Exercise task ▸ Below is a listing; write it out exactly and drop any images from it.

Data provided ▸

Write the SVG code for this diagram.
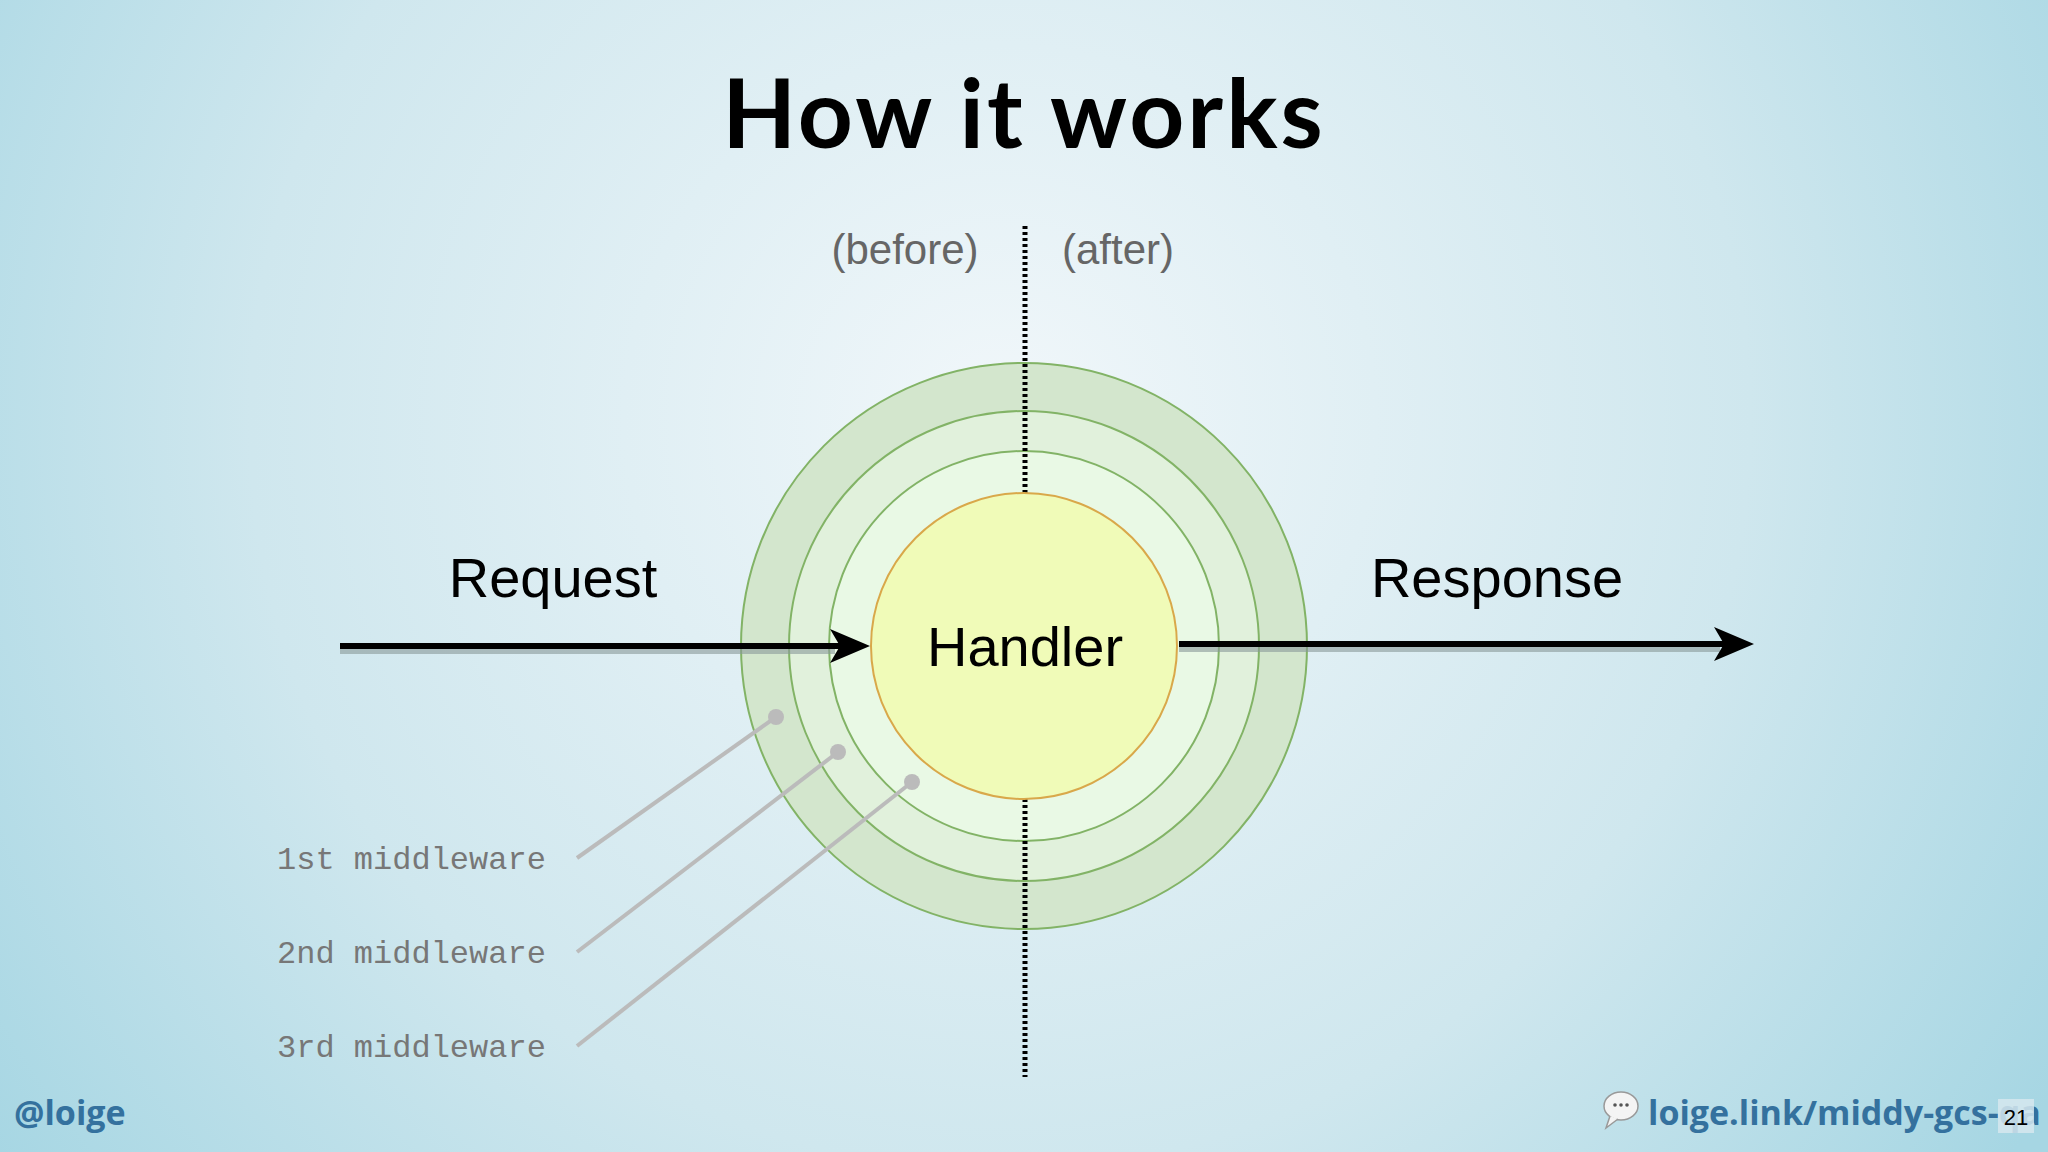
<svg xmlns="http://www.w3.org/2000/svg" width="2048" height="1152" viewBox="0 0 2048 1152">
<defs>
<radialGradient id="bg" cx="1000" cy="420" r="1250" gradientUnits="userSpaceOnUse">
<stop offset="0" stop-color="#f1f7fa"/><stop offset="0.6" stop-color="#cfe7ee"/><stop offset="1" stop-color="#a6d6e3"/>
</radialGradient>
<style>
.ring{stroke:#82b366;stroke-width:2}
.lbl{font-family:"Liberation Sans",Arial,sans-serif;fill:#000}
.mw{font-family:"Liberation Mono",monospace;font-size:32px;fill:#777}
.ld{stroke:#bbb;stroke-width:4;fill:none}
.dot{fill:#bbb}
.ba{font-family:"Liberation Sans",Arial,sans-serif;font-size:42px;fill:#666;text-anchor:middle}
.foot{font-family:"Open Sans",sans-serif;font-weight:bold;font-size:34px;fill:#34719e}
.dl{stroke:#000;stroke-width:5;stroke-dasharray:3,3}
</style>
</defs>
<rect width="2048" height="1152" fill="url(#bg)"/>
<text x="1024" y="148" text-anchor="middle" font-family="Lato,sans-serif" font-weight="bold" font-size="96" letter-spacing="3" fill="#000">How it works</text>
<g id="rings">
<circle cx="1024" cy="646" r="283" fill="#d3e6cd" class="ring"/>
<circle cx="1024" cy="646" r="235" fill="#e1f1dc" class="ring"/>
<circle cx="1024" cy="646" r="195" fill="#e9f9e5" class="ring"/>
</g>
<g id="connectors">
<line class="dl" x1="1025" y1="226" x2="1025" y2="494"/>
<line class="dl" x1="1025" y1="799" x2="1025" y2="1077"/>
<line x1="340" y1="651" x2="835" y2="651" stroke="#8a9a9a" stroke-width="6" opacity="0.6"/>
<line x1="340" y1="646" x2="842" y2="646" stroke="#000" stroke-width="6"/>
<path d="M830,629 L870,646 L830,663 L840,646 Z" fill="#000"/>
<line x1="1179" y1="649" x2="1720" y2="649" stroke="#8a9a9a" stroke-width="6" opacity="0.6"/>
<line x1="1179" y1="644" x2="1726" y2="644" stroke="#000" stroke-width="6"/>
<path d="M1714,627 L1754,644 L1714,661 L1724,644 Z" fill="#000"/>
<line class="ld" x1="577" y1="858" x2="776" y2="717"/><circle class="dot" cx="776" cy="717" r="8"/>
<line class="ld" x1="577" y1="952" x2="838" y2="752"/><circle class="dot" cx="838" cy="752" r="8"/>
<line class="ld" x1="577" y1="1046" x2="912" y2="782"/><circle class="dot" cx="912" cy="782" r="8"/>
</g>
<g id="handler">
<circle cx="1024" cy="646" r="153" fill="#f0fbb8" stroke="#d9a84a" stroke-width="2"/>
<text x="1025" y="666" text-anchor="middle" class="lbl" font-size="56">Handler</text>
</g>
<text x="905" y="264" class="ba">(before)</text>
<text x="1118" y="264" class="ba">(after)</text>
<text x="553" y="597" text-anchor="middle" class="lbl" font-size="56">Request</text>
<text x="1497" y="597" text-anchor="middle" class="lbl" font-size="56">Response</text>
<text x="277" y="869" class="mw">1st middleware</text>
<text x="277" y="963" class="mw">2nd middleware</text>
<text x="277" y="1057" class="mw">3rd middleware</text>
<text x="14" y="1125" class="foot">@loige</text>
<g id="bubble">
<ellipse cx="1621" cy="1106" rx="17" ry="14" fill="#f4f4f4" stroke="#999" stroke-width="1.5"/>
<path d="M1610,1116 L1606,1128 L1618,1119" fill="#f4f4f4" stroke="#999" stroke-width="1.5"/>
<circle cx="1615" cy="1105" r="1.8" fill="#555"/><circle cx="1621" cy="1105" r="1.8" fill="#555"/><circle cx="1627" cy="1105" r="1.8" fill="#555"/>
</g>
<text x="1648" y="1125" class="foot">loige.link/middy-gcs-qa</text>
<rect x="1998" y="1099" width="36" height="34" fill="#d6e8ee" opacity="0.85"/>
<text x="2016" y="1125" text-anchor="middle" font-family="Liberation Sans,sans-serif" font-size="22" fill="#000">21</text>
</svg>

Result ▸
Write the SVG code for this diagram.
<svg xmlns="http://www.w3.org/2000/svg" width="2048" height="1152" viewBox="0 0 2048 1152">
<defs>
<radialGradient id="bg" cx="1000" cy="420" r="1250" gradientUnits="userSpaceOnUse">
<stop offset="0" stop-color="#f1f7fa"/><stop offset="0.6" stop-color="#cfe7ee"/><stop offset="1" stop-color="#a6d6e3"/>
</radialGradient>
<style>
.ring{stroke:#82b366;stroke-width:2}
.lbl{font-family:"Liberation Sans",Arial,sans-serif;fill:#000}
.mw{font-family:"Liberation Mono",monospace;font-size:32px;fill:#777}
.ld{stroke:#bbb;stroke-width:4;fill:none}
.dot{fill:#bbb}
.ba{font-family:"Liberation Sans",Arial,sans-serif;font-size:42px;fill:#666;text-anchor:middle}
.foot{font-family:"Open Sans",sans-serif;font-weight:bold;font-size:34px;fill:#34719e}
.dl{stroke:#000;stroke-width:5;stroke-dasharray:3,3}
</style>
</defs>
<rect width="2048" height="1152" fill="url(#bg)"/>
<text x="1024" y="148" text-anchor="middle" font-family="Lato,sans-serif" font-weight="bold" font-size="96" letter-spacing="3" fill="#000">How it works</text>
<g id="rings">
<circle cx="1024" cy="646" r="283" fill="#d3e6cd" class="ring"/>
<circle cx="1024" cy="646" r="235" fill="#e1f1dc" class="ring"/>
<circle cx="1024" cy="646" r="195" fill="#e9f9e5" class="ring"/>
</g>
<g id="connectors">
<line class="dl" x1="1025" y1="226" x2="1025" y2="494"/>
<line class="dl" x1="1025" y1="799" x2="1025" y2="1077"/>
<line x1="340" y1="651" x2="835" y2="651" stroke="#8a9a9a" stroke-width="6" opacity="0.6"/>
<line x1="340" y1="646" x2="842" y2="646" stroke="#000" stroke-width="6"/>
<path d="M830,629 L870,646 L830,663 L840,646 Z" fill="#000"/>
<line x1="1179" y1="649" x2="1720" y2="649" stroke="#8a9a9a" stroke-width="6" opacity="0.6"/>
<line x1="1179" y1="644" x2="1726" y2="644" stroke="#000" stroke-width="6"/>
<path d="M1714,627 L1754,644 L1714,661 L1724,644 Z" fill="#000"/>
<line class="ld" x1="577" y1="858" x2="776" y2="717"/><circle class="dot" cx="776" cy="717" r="8"/>
<line class="ld" x1="577" y1="952" x2="838" y2="752"/><circle class="dot" cx="838" cy="752" r="8"/>
<line class="ld" x1="577" y1="1046" x2="912" y2="782"/><circle class="dot" cx="912" cy="782" r="8"/>
</g>
<g id="handler">
<circle cx="1024" cy="646" r="153" fill="#f0fbb8" stroke="#d9a84a" stroke-width="2"/>
<text x="1025" y="666" text-anchor="middle" class="lbl" font-size="56">Handler</text>
</g>
<text x="905" y="264" class="ba">(before)</text>
<text x="1118" y="264" class="ba">(after)</text>
<text x="553" y="597" text-anchor="middle" class="lbl" font-size="56">Request</text>
<text x="1497" y="597" text-anchor="middle" class="lbl" font-size="56">Response</text>
<text x="277" y="869" class="mw">1st middleware</text>
<text x="277" y="963" class="mw">2nd middleware</text>
<text x="277" y="1057" class="mw">3rd middleware</text>
<text x="14" y="1125" class="foot">@loige</text>
<g id="bubble">
<ellipse cx="1621" cy="1106" rx="17" ry="14" fill="#f4f4f4" stroke="#999" stroke-width="1.5"/>
<path d="M1610,1116 L1606,1128 L1618,1119" fill="#f4f4f4" stroke="#999" stroke-width="1.5"/>
<circle cx="1615" cy="1105" r="1.8" fill="#555"/><circle cx="1621" cy="1105" r="1.8" fill="#555"/><circle cx="1627" cy="1105" r="1.8" fill="#555"/>
</g>
<text x="1648" y="1125" class="foot">loige.link/middy-gcs-qa</text>
<rect x="1998" y="1099" width="36" height="34" fill="#d6e8ee" opacity="0.85"/>
<text x="2016" y="1125" text-anchor="middle" font-family="Liberation Sans,sans-serif" font-size="22" fill="#000">21</text>
</svg>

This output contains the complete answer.